All Africa connotes both the growing interest of American Negroes in the present and future of Africa and also their new pride in Africa’s past and their own pre-American heritage. In this collaboration between American jazz drummer, Roach, Afro-Cuban players Mantillo and Du Vall, and Nigerian Michael Olatunji, it was Olatunji who set the polyrhythmic directions. It is his voice answering Abbey Lincoln in the introduction. She chants the names of African tribes. In answer, Olatunji relates a saying of each tribe concerning freedom – generally in his own Yoruba dialect. His is also the leading drum voice (he’s actually playing three, the basic drum being an Apesi from Nigeria, a whole drum carved from the trunk of a tree.) The resultant interplay gathers in tension and complexity until Tears For Johannesburg is introduced by an insistent motif played by bassist James Schenck.

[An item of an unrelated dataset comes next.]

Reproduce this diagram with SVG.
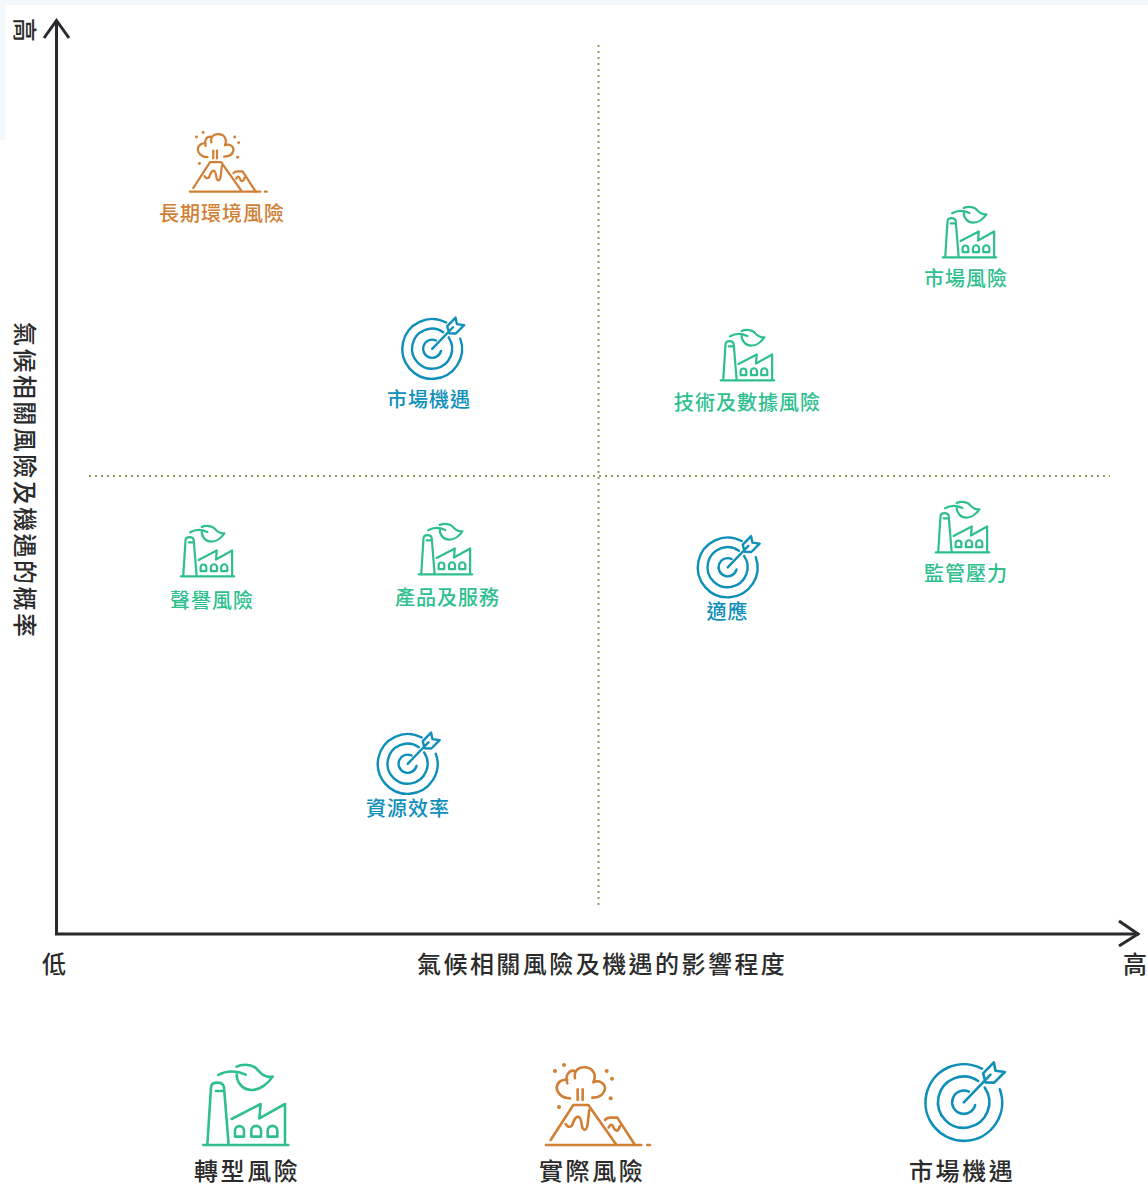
<svg xmlns="http://www.w3.org/2000/svg" width="1148" height="1189" viewBox="0 0 1148 1189">
<style>
text{font-family:"Noto Sans CJK TC","Noto Sans CJK SC",sans-serif;font-weight:500}
.ax{font-size:24px;fill:#2b2b2b;letter-spacing:2.45px}
.lg{letter-spacing:2.6px}
.l{font-size:20px;letter-spacing:1px}
.g{fill:#2fbf8f}.o{fill:#d17f35}.b{fill:#0d8fba}
.i{fill:none;stroke-linecap:round;stroke-linejoin:round}
.dot{fill:none;stroke:#8a9c5a;stroke-width:2;stroke-dasharray:2 4;}
.axis{fill:none;stroke:#2a2a2e;stroke-width:3;stroke-linejoin:miter}
.sf{stroke-width:10.500}.sv{stroke-width:9}.st{stroke-width:9.200}.big{stroke-width:7.800}
</style>
<defs>
<g id="factory" class="i" stroke="#2fbf8f" transform="scale(.3333)">
<path d="M70 285H325M82 285L93 112Q94 98 112 98Q130 98 132 112L146 285M108 123H133M155 207L242 162L238 205L315 162V285"/>
<path d="M165 260V242a13.500 13.500 0 0 1 27 0V260ZM214 260V242a14 14 0 0 1 29 0V260ZM263 260V242a14 14 0 0 1 29 0V260Z"/>
<path d="M115 75C140 60 172 62 197 74M170 72C170 100 190 120 215 120C240 120 265 100 278 80C250 85 240 65 225 52C210 42 185 42 170 50"/>
</g>
<g id="volcano" class="i" transform="scale(.3333)">
<g stroke="#d17f35">
<path d="M48 285H334M352 285H360M62 270L130 165H175L258 283"/>
<path d="M107 222Q115 235 125 228C132 215 133 200 145 200C156 202 153 225 158 235C165 245 172 235 173 222C175 205 176 195 178 180"/>
<path d="M225 210Q230 202 245 203H262L315 285M236 232Q245 215 252 235Q262 252 270 228"/>
<path d="M143 150V118M158 150V118M120 145C95 145 80 128 80 112C82 95 98 87 112 90M131 62C115 62 105 78 112 100M135 85C130 58 150 50 167 52C192 55 200 78 190 97C207 88 225 100 225 116C222 135 205 143 187 143"/>
</g>
<g fill="#d17f35"><circle cx="75" cy="63" r="6"/><circle cx="102" cy="45" r="6"/><circle cx="230" cy="63" r="6"/><circle cx="246" cy="86" r="6"/><circle cx="242" cy="145" r="6"/><circle cx="87" cy="171" r="6"/></g>
</g>
<g id="target" class="i" stroke="#0d8fba" transform="scale(.3333)">
<path d="M244 56A115 115 0 1 0 298 118"/>
<path d="M233 93A77 77 0 1 0 253 113"/>
<path d="M205 125A35 35 0 1 0 224 165"/>
<path d="M190 157L270 74M248 70L280 37L285 62L313 66L281 98L255 97Z"/>
</g>
</defs>
<rect width="1148" height="1189" fill="#fff"/>
<path d="M0 0H1148V5H5V140H0Z" fill="#f3f8fc"/>
<g id="connectors">
<path class="dot" d="M598.500 45V907"/>
<path class="dot" d="M89 476H1110"/>
<path class="axis" d="M56.500 20V934H1139"/>
<path class="axis" d="M44 38L56.500 20.500L69 38M1119 921L1138 934L1119 946"/>
</g>
<g id="axis-labels">
<text class="ax" x="417" y="973">氣候相關風險及機遇的影響程度</text>
<text class="ax" x="42" y="973">低</text>
<text class="ax" x="1123" y="973">高</text>
<text class="ax" transform="translate(15.500 322) rotate(90)">氣候相關風險及機遇的概率</text>
<text class="ax" transform="translate(15.500 18) rotate(90)">高</text>
</g>
<g id="n1"><use class="sv" href="#volcano" transform="translate(178 121.400) scale(.74)"/><text class="l o" x="159" y="220.500">長期環境風險</text></g>
<g id="n2"><use class="sf" href="#factory" transform="translate(928 197.500) scale(.63)"/><text class="l g" x="924" y="285.500">市場風險</text></g>
<g id="n3"><use class="st" href="#target" transform="translate(382.800 308) scale(.78)"/><text class="l b" x="387" y="406.500">市場機遇</text></g>
<g id="n4"><use class="sf" href="#factory" transform="translate(706 320.500) scale(.63)"/><text class="l g" x="674" y="409.500">技術及數據風險</text></g>
<g id="n5"><use class="sf" href="#factory" transform="translate(166 516.500) scale(.63)"/><text class="l g" x="170" y="607.500">聲譽風險</text></g>
<g id="n6"><use class="sf" href="#factory" transform="translate(404 514.500) scale(.63)"/><text class="l g" x="395" y="604.500">產品及服務</text></g>
<g id="n7"><use class="sf" href="#factory" transform="translate(921 492.500) scale(.63)"/><text class="l g" x="924" y="580.500">監管壓力</text></g>
<g id="n8"><use class="st" href="#target" transform="translate(678.300 526.500) scale(.78)"/><text class="l b" x="706.500" y="618.500">適應</text></g>
<g id="n9"><use class="st" href="#target" transform="translate(358.300 723) scale(.78)"/><text class="l b" x="366" y="815.500">資源效率</text></g>
<g id="legend-1"><use class="big" href="#factory" transform="translate(180 1050)"/><text class="ax lg" x="194" y="1180">轉型風險</text></g>
<g id="legend-2"><use class="big" href="#volcano" transform="translate(530 1050)"/><text class="ax lg" x="539" y="1180">實際風險</text></g>
<g id="legend-3"><use class="big" href="#target" transform="translate(900.500 1050)"/><text class="ax lg" x="909" y="1180">市場機遇</text></g>
</svg>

Tears For Johannesburg sums up, in large sense, what the players and singers on this album are trying to communicate. There is still incredible and bloody cruelty against Africans, as in the Sharpeville massacres of South Africa. There is still much to be won in America. But, as the soloists indicate after Abbey’s wounding threnody, there will be no stopping the grasp for freedom everywhere. In order, the solos are by Booker Little, Walter Benton, Julian Priester, and the drummers.

What this album is saying is that Freedom Day is coming in many places, and those working for it mean to make it stick. In 1937, a Negro who still remembered slavery spoke of what it was like in 1865. “Hallelujah broke out… Everybody went wild. We all felt like heroes, and nobody had make us that way but ourselves.” It’s happening again.